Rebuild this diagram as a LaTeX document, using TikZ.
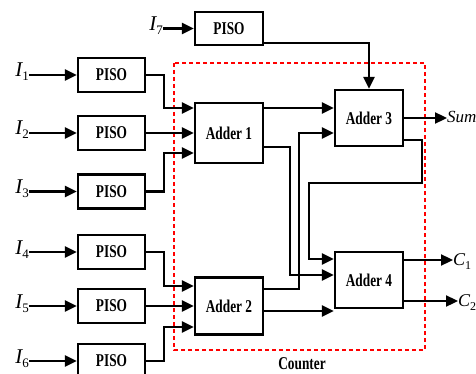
\documentclass[tikz,border=0pt]{standalone}
\usepackage{fontspec}
\usepackage{graphicx}
\setmainfont{Liberation Serif}
\usetikzlibrary{arrows.meta}
\newcommand{\bxt}[1]{\scalebox{0.74}[1]{\fontsize{18}{18}\selectfont\bfseries #1}}
\newcommand{\ilab}[1]{{\fontsize{21}{21}\selectfont\itshape I}\raisebox{-4pt}{\fontsize{13}{13}\selectfont #1}}
\newcommand{\clab}[1]{{\fontsize{18}{18}\selectfont\itshape C}\raisebox{-4pt}{\fontsize{12}{12}\selectfont #1}}
\tikzset{
  blk/.style={draw, line width=2.3pt, minimum width=67pt, minimum height=34pt, inner sep=0pt},
  arr/.style={line width=2.3pt, -{Triangle[length=12pt,width=11pt]}},
  lab/.style={inner sep=0pt, anchor=base east},
  counterbox/.style={draw=red, line width=2.2pt, dash pattern=on 4pt off 3pt}
}
\begin{document}
\begin{tikzpicture}[x=1pt,y=-1pt]
\useasboundingbox (0,0) rectangle (476,374);
\clip (0,0) rectangle (476,374);
% counter frame
\draw[counterbox] (174,63) rectangle (425,350);
\node (cnt) at (302,364) {\bxt{Counter}};
% PISO blocks
\node[blk] (p1) at (111.5,75) {\bxt{PISO}};
\node[blk] (p2) at (111.5,133) {\bxt{PISO}};
\node[blk] (p3) at (111.5,191.5) {\bxt{PISO}};
\node[blk] (p4) at (111.5,252) {\bxt{PISO}};
\node[blk] (p5) at (111.5,306) {\bxt{PISO}};
\node[blk] (p6) at (111.5,361) {\bxt{PISO}};
\node[blk, minimum width=68pt, minimum height=33pt] (p7) at (229,28.5) {\bxt{PISO}};
% adders
\node[blk, minimum width=68pt, minimum height=60pt] (a1) at (229,133) {\bxt{Adder 1}};
\node[blk, minimum width=68pt, minimum height=57pt] (a2) at (229,306) {\bxt{Adder 2}};
\node[blk, minimum width=68pt, minimum height=56pt] (a3) at (369,118) {\bxt{Adder 3}};
\node[blk, minimum width=68pt, minimum height=56pt] (a4) at (369,280) {\bxt{Adder 4}};
% input labels
\node[lab] (l1) at (29,77) {\ilab{1}};
\node[lab] (l2) at (29,135) {\ilab{2}};
\node[lab] (l3) at (29,193.5) {\ilab{3}};
\node[lab] (l4) at (29,254) {\ilab{4}};
\node[lab] (l5) at (29,308) {\ilab{5}};
\node[lab] (l6) at (29,363) {\ilab{6}};
\node[lab] (l7) at (163,30.5) {\ilab{7}};
\foreach \i in {1,...,7}{
  \draw[arr] (p\i.west -| l\i.base east) -- (p\i.west);
}
% PISO -> adders
\draw[arr] (p1.east) -- ++(18,0) |- ([yshift=25pt]a1.west);
\draw[arr] (p2.east) -- (p2.east -| a1.west);
\draw[arr] (p3.east) -- ++(18,0) |- ([yshift=-20pt]a1.west);
\draw[arr] (p4.east) -- ++(18,0) |- ([yshift=20pt]a2.west);
\draw[arr] (p5.east) -- (p5.east -| a2.west);
\draw[arr] (p6.east) -- ++(18,0) |- ([yshift=-21pt]a2.west);
\draw[arr] ([yshift=3pt]p7.south east) -| (a3.north);
% adder interconnect
\draw[arr] ([yshift=25pt]a1.east) -- ([yshift=25pt]a1.east -| a3.west);
\draw[arr] ([yshift=17pt]a2.east) -- ++(35,0) |- ([yshift=-15pt]a3.west);
\draw[arr] ([yshift=-14pt]a1.east) -- ++(26,0) |- ([yshift=5pt]a4.west);
\draw[arr] ([yshift=-22pt]a3.east) -- ++(18,0) -- ++(0,43) -- ++(-113,0) |- ([yshift=21pt]a4.west);
\draw[arr] ([yshift=-5pt]a2.east) -- ([yshift=-5pt]a2.east -| a4.west);
% outputs
\node[inner sep=0pt, anchor=base west] (sum) at (447,123) {\fontsize{17}{17}\selectfont\itshape Sum};
\node[inner sep=0pt, anchor=base west] (c1) at (453,265) {\clab{1}};
\node[inner sep=0pt, anchor=base west] (c2) at (458,306) {\clab{2}};
\coordinate (o1) at ([yshift=20pt]a4.east);
\coordinate (o2) at ([yshift=-21pt]a4.east);
\draw[arr] (a3.east) -- (a3.east -| sum.west);
\draw[arr] (o1) -- (o1 -| c1.west);
\draw[arr] (o2) -- (o2 -| c2.west);
\end{tikzpicture}
\end{document}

Task objective =
Reproduce the material in its entirety and word for word, without the pictures.

Answer below =
Rebuild this diagram as a LaTeX document, using TikZ.
\documentclass[tikz,border=0pt]{standalone}
\usepackage{fontspec}
\usepackage{graphicx}
\setmainfont{Liberation Serif}
\usetikzlibrary{arrows.meta}
\newcommand{\bxt}[1]{\scalebox{0.74}[1]{\fontsize{18}{18}\selectfont\bfseries #1}}
\newcommand{\ilab}[1]{{\fontsize{21}{21}\selectfont\itshape I}\raisebox{-4pt}{\fontsize{13}{13}\selectfont #1}}
\newcommand{\clab}[1]{{\fontsize{18}{18}\selectfont\itshape C}\raisebox{-4pt}{\fontsize{12}{12}\selectfont #1}}
\tikzset{
  blk/.style={draw, line width=2.3pt, minimum width=67pt, minimum height=34pt, inner sep=0pt},
  arr/.style={line width=2.3pt, -{Triangle[length=12pt,width=11pt]}},
  lab/.style={inner sep=0pt, anchor=base east},
  counterbox/.style={draw=red, line width=2.2pt, dash pattern=on 4pt off 3pt}
}
\begin{document}
\begin{tikzpicture}[x=1pt,y=-1pt]
\useasboundingbox (0,0) rectangle (476,374);
\clip (0,0) rectangle (476,374);
% counter frame
\draw[counterbox] (174,63) rectangle (425,350);
\node (cnt) at (302,364) {\bxt{Counter}};
% PISO blocks
\node[blk] (p1) at (111.5,75) {\bxt{PISO}};
\node[blk] (p2) at (111.5,133) {\bxt{PISO}};
\node[blk] (p3) at (111.5,191.5) {\bxt{PISO}};
\node[blk] (p4) at (111.5,252) {\bxt{PISO}};
\node[blk] (p5) at (111.5,306) {\bxt{PISO}};
\node[blk] (p6) at (111.5,361) {\bxt{PISO}};
\node[blk, minimum width=68pt, minimum height=33pt] (p7) at (229,28.5) {\bxt{PISO}};
% adders
\node[blk, minimum width=68pt, minimum height=60pt] (a1) at (229,133) {\bxt{Adder 1}};
\node[blk, minimum width=68pt, minimum height=57pt] (a2) at (229,306) {\bxt{Adder 2}};
\node[blk, minimum width=68pt, minimum height=56pt] (a3) at (369,118) {\bxt{Adder 3}};
\node[blk, minimum width=68pt, minimum height=56pt] (a4) at (369,280) {\bxt{Adder 4}};
% input labels
\node[lab] (l1) at (29,77) {\ilab{1}};
\node[lab] (l2) at (29,135) {\ilab{2}};
\node[lab] (l3) at (29,193.5) {\ilab{3}};
\node[lab] (l4) at (29,254) {\ilab{4}};
\node[lab] (l5) at (29,308) {\ilab{5}};
\node[lab] (l6) at (29,363) {\ilab{6}};
\node[lab] (l7) at (163,30.5) {\ilab{7}};
\foreach \i in {1,...,7}{
  \draw[arr] (p\i.west -| l\i.base east) -- (p\i.west);
}
% PISO -> adders
\draw[arr] (p1.east) -- ++(18,0) |- ([yshift=25pt]a1.west);
\draw[arr] (p2.east) -- (p2.east -| a1.west);
\draw[arr] (p3.east) -- ++(18,0) |- ([yshift=-20pt]a1.west);
\draw[arr] (p4.east) -- ++(18,0) |- ([yshift=20pt]a2.west);
\draw[arr] (p5.east) -- (p5.east -| a2.west);
\draw[arr] (p6.east) -- ++(18,0) |- ([yshift=-21pt]a2.west);
\draw[arr] ([yshift=3pt]p7.south east) -| (a3.north);
% adder interconnect
\draw[arr] ([yshift=25pt]a1.east) -- ([yshift=25pt]a1.east -| a3.west);
\draw[arr] ([yshift=17pt]a2.east) -- ++(35,0) |- ([yshift=-15pt]a3.west);
\draw[arr] ([yshift=-14pt]a1.east) -- ++(26,0) |- ([yshift=5pt]a4.west);
\draw[arr] ([yshift=-22pt]a3.east) -- ++(18,0) -- ++(0,43) -- ++(-113,0) |- ([yshift=21pt]a4.west);
\draw[arr] ([yshift=-5pt]a2.east) -- ([yshift=-5pt]a2.east -| a4.west);
% outputs
\node[inner sep=0pt, anchor=base west] (sum) at (447,123) {\fontsize{17}{17}\selectfont\itshape Sum};
\node[inner sep=0pt, anchor=base west] (c1) at (453,265) {\clab{1}};
\node[inner sep=0pt, anchor=base west] (c2) at (458,306) {\clab{2}};
\coordinate (o1) at ([yshift=20pt]a4.east);
\coordinate (o2) at ([yshift=-21pt]a4.east);
\draw[arr] (a3.east) -- (a3.east -| sum.west);
\draw[arr] (o1) -- (o1 -| c1.west);
\draw[arr] (o2) -- (o2 -| c2.west);
\end{tikzpicture}
\end{document}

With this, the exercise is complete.